Do this: Repeat exactly the lines from the one containing "Recreate this image" through the one containing "(f2) at (652,906)", both lines included, please, without any other lines.

++++++++++++++++++++

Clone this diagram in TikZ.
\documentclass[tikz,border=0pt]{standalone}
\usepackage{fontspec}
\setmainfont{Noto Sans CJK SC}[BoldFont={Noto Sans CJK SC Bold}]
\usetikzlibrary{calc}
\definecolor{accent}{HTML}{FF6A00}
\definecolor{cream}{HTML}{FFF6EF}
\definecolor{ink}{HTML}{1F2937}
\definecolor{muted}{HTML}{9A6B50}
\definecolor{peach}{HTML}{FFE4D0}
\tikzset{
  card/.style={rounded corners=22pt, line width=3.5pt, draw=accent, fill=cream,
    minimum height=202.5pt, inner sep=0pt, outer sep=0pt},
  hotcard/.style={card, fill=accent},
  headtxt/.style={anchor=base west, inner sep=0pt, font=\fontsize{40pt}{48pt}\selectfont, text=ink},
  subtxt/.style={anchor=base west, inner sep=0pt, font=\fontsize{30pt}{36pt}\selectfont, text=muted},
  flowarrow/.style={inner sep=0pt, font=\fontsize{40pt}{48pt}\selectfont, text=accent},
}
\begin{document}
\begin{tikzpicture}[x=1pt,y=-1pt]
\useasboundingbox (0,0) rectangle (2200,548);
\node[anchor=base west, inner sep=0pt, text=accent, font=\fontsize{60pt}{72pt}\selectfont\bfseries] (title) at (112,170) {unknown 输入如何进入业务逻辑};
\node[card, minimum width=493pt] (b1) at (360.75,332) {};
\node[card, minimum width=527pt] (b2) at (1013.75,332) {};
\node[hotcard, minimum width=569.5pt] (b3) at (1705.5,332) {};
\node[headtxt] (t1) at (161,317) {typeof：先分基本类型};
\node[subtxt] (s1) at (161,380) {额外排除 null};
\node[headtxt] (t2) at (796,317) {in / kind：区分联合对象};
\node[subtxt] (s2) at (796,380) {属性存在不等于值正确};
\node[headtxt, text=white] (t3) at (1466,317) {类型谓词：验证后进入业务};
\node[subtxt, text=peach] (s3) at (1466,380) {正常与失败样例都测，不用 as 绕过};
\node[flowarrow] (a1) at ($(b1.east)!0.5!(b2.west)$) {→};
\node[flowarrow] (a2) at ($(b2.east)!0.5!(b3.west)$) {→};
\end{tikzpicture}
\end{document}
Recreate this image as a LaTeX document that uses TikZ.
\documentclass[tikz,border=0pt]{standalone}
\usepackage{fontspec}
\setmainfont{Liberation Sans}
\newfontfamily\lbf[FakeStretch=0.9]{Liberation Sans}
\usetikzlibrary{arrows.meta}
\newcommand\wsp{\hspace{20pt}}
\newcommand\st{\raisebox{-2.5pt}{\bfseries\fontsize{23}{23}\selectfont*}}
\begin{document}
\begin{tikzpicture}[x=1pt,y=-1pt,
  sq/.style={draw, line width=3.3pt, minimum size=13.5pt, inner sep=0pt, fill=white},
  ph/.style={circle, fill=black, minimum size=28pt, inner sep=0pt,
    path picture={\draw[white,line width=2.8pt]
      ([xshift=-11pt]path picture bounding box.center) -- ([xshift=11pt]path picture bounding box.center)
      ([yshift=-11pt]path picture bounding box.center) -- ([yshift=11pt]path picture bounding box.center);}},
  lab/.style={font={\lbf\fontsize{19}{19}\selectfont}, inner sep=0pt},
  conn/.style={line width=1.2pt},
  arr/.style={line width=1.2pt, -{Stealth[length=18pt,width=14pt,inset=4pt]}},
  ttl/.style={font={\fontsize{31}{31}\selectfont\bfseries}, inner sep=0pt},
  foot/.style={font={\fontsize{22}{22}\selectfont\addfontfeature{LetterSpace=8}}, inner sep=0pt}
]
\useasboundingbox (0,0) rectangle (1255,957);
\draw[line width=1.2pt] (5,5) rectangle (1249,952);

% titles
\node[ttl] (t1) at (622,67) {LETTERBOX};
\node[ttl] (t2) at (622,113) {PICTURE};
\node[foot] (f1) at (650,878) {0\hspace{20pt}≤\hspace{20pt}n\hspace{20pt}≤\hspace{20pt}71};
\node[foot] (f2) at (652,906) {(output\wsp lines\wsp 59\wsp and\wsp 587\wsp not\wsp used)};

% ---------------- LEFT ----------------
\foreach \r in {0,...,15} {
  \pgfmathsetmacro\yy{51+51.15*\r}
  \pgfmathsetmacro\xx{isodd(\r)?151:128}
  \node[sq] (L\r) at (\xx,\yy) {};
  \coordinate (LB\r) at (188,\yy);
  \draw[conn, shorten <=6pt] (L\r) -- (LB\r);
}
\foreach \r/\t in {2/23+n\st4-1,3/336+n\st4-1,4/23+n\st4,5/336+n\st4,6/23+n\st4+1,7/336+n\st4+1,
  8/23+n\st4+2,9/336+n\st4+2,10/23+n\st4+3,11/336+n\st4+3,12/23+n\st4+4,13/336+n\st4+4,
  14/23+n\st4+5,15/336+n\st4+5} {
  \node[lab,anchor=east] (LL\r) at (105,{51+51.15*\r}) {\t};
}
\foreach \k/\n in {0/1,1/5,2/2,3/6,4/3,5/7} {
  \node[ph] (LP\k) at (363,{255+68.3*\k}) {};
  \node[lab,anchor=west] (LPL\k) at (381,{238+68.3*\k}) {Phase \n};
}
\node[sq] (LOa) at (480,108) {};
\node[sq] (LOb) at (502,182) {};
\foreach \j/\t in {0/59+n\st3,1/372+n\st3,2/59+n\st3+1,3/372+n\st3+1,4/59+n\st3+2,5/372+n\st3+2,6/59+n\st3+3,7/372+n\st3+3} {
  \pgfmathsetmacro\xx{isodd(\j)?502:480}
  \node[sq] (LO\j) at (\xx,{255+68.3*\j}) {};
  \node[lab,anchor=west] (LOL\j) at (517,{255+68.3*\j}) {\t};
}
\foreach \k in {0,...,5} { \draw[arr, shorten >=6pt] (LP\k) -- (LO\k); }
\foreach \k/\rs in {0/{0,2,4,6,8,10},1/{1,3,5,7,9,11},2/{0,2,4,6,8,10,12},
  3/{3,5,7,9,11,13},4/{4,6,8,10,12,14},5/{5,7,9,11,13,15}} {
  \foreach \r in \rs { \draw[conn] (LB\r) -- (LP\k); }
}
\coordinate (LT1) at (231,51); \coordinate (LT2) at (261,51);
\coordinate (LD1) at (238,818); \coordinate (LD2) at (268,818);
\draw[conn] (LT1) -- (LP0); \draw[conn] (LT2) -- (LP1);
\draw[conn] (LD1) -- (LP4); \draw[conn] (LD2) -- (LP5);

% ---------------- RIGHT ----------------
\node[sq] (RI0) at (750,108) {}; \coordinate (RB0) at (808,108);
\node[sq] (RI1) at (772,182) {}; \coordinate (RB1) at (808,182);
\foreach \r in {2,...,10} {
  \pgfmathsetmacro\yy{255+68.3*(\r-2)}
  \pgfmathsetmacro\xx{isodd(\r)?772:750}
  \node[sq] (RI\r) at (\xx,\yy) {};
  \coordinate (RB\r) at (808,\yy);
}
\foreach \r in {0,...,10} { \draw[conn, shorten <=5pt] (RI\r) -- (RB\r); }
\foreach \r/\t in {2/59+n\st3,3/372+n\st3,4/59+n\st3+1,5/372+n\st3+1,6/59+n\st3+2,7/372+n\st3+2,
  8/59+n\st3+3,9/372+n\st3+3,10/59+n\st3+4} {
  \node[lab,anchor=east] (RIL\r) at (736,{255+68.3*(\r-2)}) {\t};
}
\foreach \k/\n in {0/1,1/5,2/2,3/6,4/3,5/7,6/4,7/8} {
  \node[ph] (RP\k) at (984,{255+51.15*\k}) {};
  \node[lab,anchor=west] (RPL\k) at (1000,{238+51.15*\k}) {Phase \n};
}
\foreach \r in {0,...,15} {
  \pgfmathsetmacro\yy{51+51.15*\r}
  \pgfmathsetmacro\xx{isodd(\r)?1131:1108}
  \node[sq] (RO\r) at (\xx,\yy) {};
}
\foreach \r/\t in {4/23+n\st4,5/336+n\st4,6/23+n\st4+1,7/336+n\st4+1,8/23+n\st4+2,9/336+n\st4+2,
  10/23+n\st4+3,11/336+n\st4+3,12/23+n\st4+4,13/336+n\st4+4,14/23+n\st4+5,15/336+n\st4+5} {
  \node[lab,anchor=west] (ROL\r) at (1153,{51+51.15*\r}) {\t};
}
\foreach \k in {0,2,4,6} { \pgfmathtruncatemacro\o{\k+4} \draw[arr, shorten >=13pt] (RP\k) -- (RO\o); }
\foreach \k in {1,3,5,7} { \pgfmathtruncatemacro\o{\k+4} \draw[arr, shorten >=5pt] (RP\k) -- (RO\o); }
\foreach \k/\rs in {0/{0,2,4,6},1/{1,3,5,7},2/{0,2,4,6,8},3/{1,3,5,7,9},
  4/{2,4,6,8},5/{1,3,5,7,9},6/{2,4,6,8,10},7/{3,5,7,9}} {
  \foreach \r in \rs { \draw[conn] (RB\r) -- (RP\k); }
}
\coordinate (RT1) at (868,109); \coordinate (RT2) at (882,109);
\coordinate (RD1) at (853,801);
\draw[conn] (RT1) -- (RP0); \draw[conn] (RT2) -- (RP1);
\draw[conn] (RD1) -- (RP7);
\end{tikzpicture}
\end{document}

++++++++++++++++++++

Written response:
Recreate this image as a LaTeX document that uses TikZ.
\documentclass[tikz,border=0pt]{standalone}
\usepackage{fontspec}
\setmainfont{Liberation Sans}
\newfontfamily\lbf[FakeStretch=0.9]{Liberation Sans}
\usetikzlibrary{arrows.meta}
\newcommand\wsp{\hspace{20pt}}
\newcommand\st{\raisebox{-2.5pt}{\bfseries\fontsize{23}{23}\selectfont*}}
\begin{document}
\begin{tikzpicture}[x=1pt,y=-1pt,
  sq/.style={draw, line width=3.3pt, minimum size=13.5pt, inner sep=0pt, fill=white},
  ph/.style={circle, fill=black, minimum size=28pt, inner sep=0pt,
    path picture={\draw[white,line width=2.8pt]
      ([xshift=-11pt]path picture bounding box.center) -- ([xshift=11pt]path picture bounding box.center)
      ([yshift=-11pt]path picture bounding box.center) -- ([yshift=11pt]path picture bounding box.center);}},
  lab/.style={font={\lbf\fontsize{19}{19}\selectfont}, inner sep=0pt},
  conn/.style={line width=1.2pt},
  arr/.style={line width=1.2pt, -{Stealth[length=18pt,width=14pt,inset=4pt]}},
  ttl/.style={font={\fontsize{31}{31}\selectfont\bfseries}, inner sep=0pt},
  foot/.style={font={\fontsize{22}{22}\selectfont\addfontfeature{LetterSpace=8}}, inner sep=0pt}
]
\useasboundingbox (0,0) rectangle (1255,957);
\draw[line width=1.2pt] (5,5) rectangle (1249,952);

% titles
\node[ttl] (t1) at (622,67) {LETTERBOX};
\node[ttl] (t2) at (622,113) {PICTURE};
\node[foot] (f1) at (650,878) {0\hspace{20pt}≤\hspace{20pt}n\hspace{20pt}≤\hspace{20pt}71};
\node[foot] (f2) at (652,906) {(output\wsp lines\wsp 59\wsp and\wsp 587\wsp not\wsp used)};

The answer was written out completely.